Germany's 2024 budget and financial plans through 2027 were due to be finalised on Friday, as Europe's biggest economic power curbs its spending after a surge in response to COVID-19 and the Ukraine war.
However, Wednesday's ruling looks set to force the coalition to now additionally account for the 60 billion euros, requiring it to cut back spending elsewhere given the junior coalition Free Democrats (FDP) party has ruled out tax hikes during this legislative period.
It is unclear how much of this it will have to account for in the 2024 budget.
"This poses the biggest problem in economic policy to the government in this legislative period," said Jens Suedekum, economist at Duesseldorf University, noting that the 60 billion euros had been factored in to help finance building renovations, updating heating systems and subsidies for electricity prices.
Finance Minister Christian Lindner, however, said the government had a contingency plan for a negative ruling which he is expected to explain later on Wednesday.
He is due to hold a news conference with Chancellor Olaf Scholz and Economy Minister Robert Habeck at 1245 CET.
HOW WILL IT AFFECT GERMAN FINANCIAL POLICY?
Germany has in the past few years used what some analysts call accountancy tricks to get around its debt brake, which restricts the German public deficit to 0.35% of GDP, such as creating off-budget "exceptional funds".
One method was to change the accounting principle by which borrowing counted against the budget deficit in the year the borrowing was actually done. Therefore, the 60 billion euros transfer counted only as a deficit in 2021, but not in the years 2023 and 2024 when most of the spending was supposed to occur.
The ruling against this, however, indicates that Berlin will either have to stick more closely to the spirit of the debt brake, suspend it again, or reform it altogether.
Clemens Fuest of the Ifo Economic Institute said one option would be to suspend the brake for 2023 and 2024 arguing the transition to a carbon neutral economy is another emergency situation.
"Whether this would be compatible with the constitution however is unclear after this ruling," said Fuest.
Marcel Fratzscher of the German Institute for Economic Research said government attempts in the last 12 years to circumvent the debt brake "have contributed to ever more absurd manoeuvres".
"The debt brake is no longer in tune with the times, because it takes the necessary room for manoeuvre away from politicians to fight crises and invest in the future."
WHAT WILL THE IMPACT BE ON RULING COALITION?

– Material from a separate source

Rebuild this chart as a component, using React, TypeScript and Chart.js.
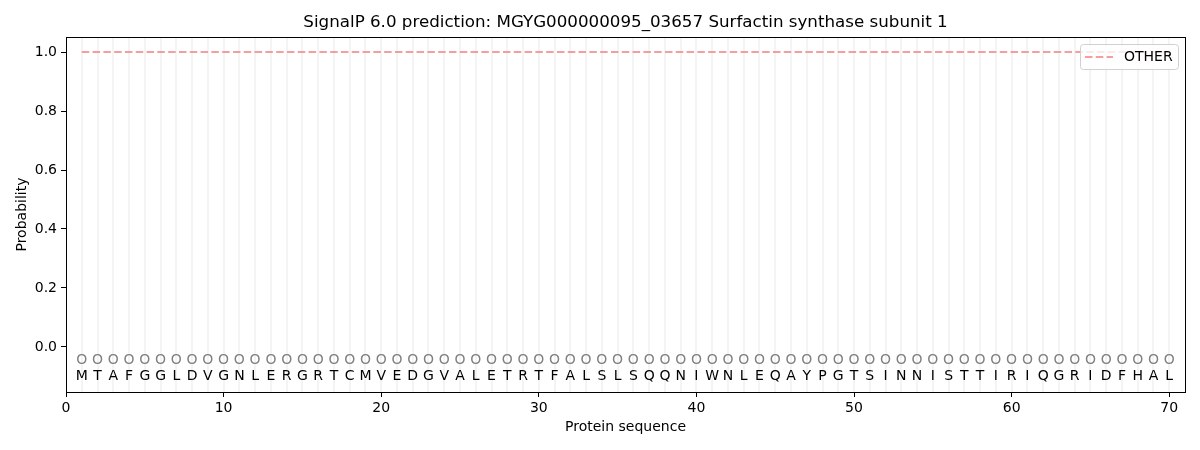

The ruling is expected to heighten tensions in Scholz's already fractious three-way coalition, which has seen support slump since taking office nearly two years ago as it tackles a series of crises, in part due to public infighting.
Just a third of voters would vote for the parties of the coalition if elections were to be held now, according to the latest survey by pollster Forsa.
Several FDP lawmakers have in recent months called for the party, which has fallen out of several state parliaments in regional elections over the past year, to leave the coalition.
Meanwhile, demands from the Greens to reform the debt brake to enable more investment after years of neglect are likely to pick up, clashing with the FDP's insistence on sticking to the rules and remaining fiscally cautious.